I've heard that Bellow returned to the novella as he aged. If this is true, then this late turn may be similar to Tolstoy (never won the Nobel, by the way). Not sure why Bellow has turned to the novella, and I haven't read the one that is considered his best, Seize the Day ... so anything I say about Bellow is based soley upon The Actual. And I confess to my uncharitable and one-dimensional view on an author who probably deserves my greater attention. Unfortunately, my initial exposure to The Actual hasn't left the greatest of first impressions and I will be reluctant to return to him.

Sunday, September 14, 2008

μεγά βιβλίον μεγά κακόν

Mega biblion, mega kakon.

Big book, big evil.

This blog's title comes from the Greek poet Callimachus, who rallied against the old, long-winded poetry and advocated a terser verse. Though novellas are not poetry, they do run short. I've been a fan of the novella for a while, but I haven't really read many recently.

Earlier this weekend, I ran across The Novella Challenge and thought I'd join in reading the six novellas -- even though I'm a late entry! It ends Sept 30, so I've got to buckle down and get reading.




Just read Saul Bellow's The Actual (1997) over the weekend.
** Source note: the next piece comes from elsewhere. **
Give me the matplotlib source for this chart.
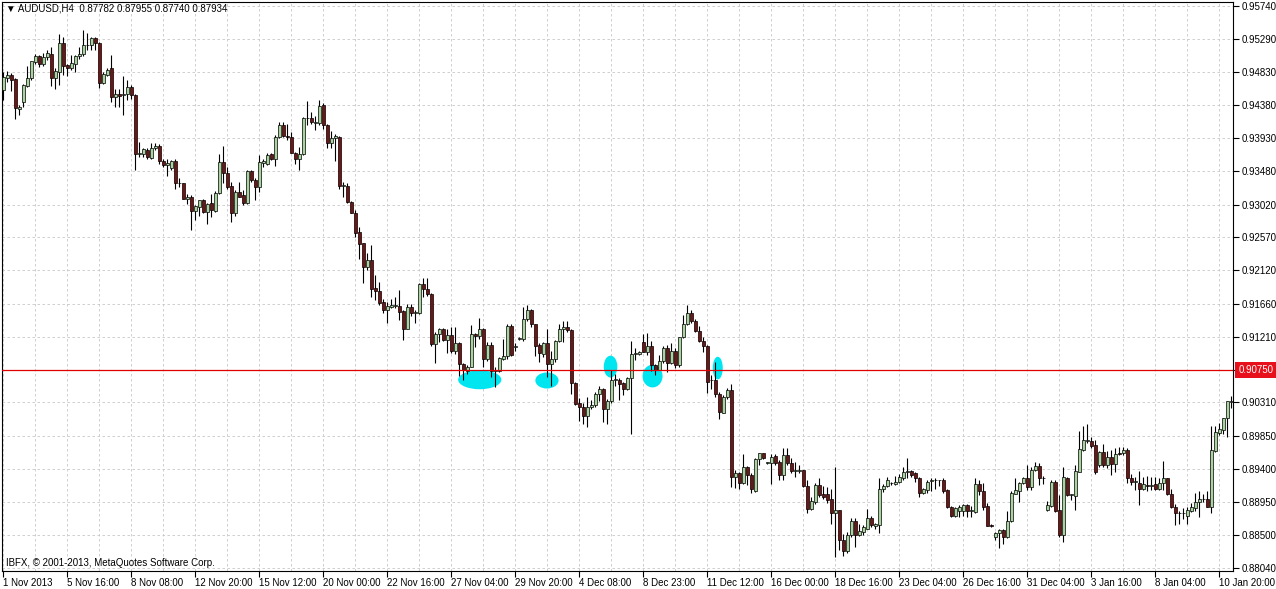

The remaining five will be, in no particular order ...
  • Lila Says (1996) Chimo
  • Emily L. (1987) Marguerite Dumas
  • Old Herbaceous (1950) Reginald Arkell
  • The Cuttlefish (1998) Maryline Desbiolles
  • Borges and the Eternal Orangutans (2000) Luis Fernando Verissimo
This list is subject to change. I may try to post reviews or just blog something about these novellas as I go, but my main goal will be to read.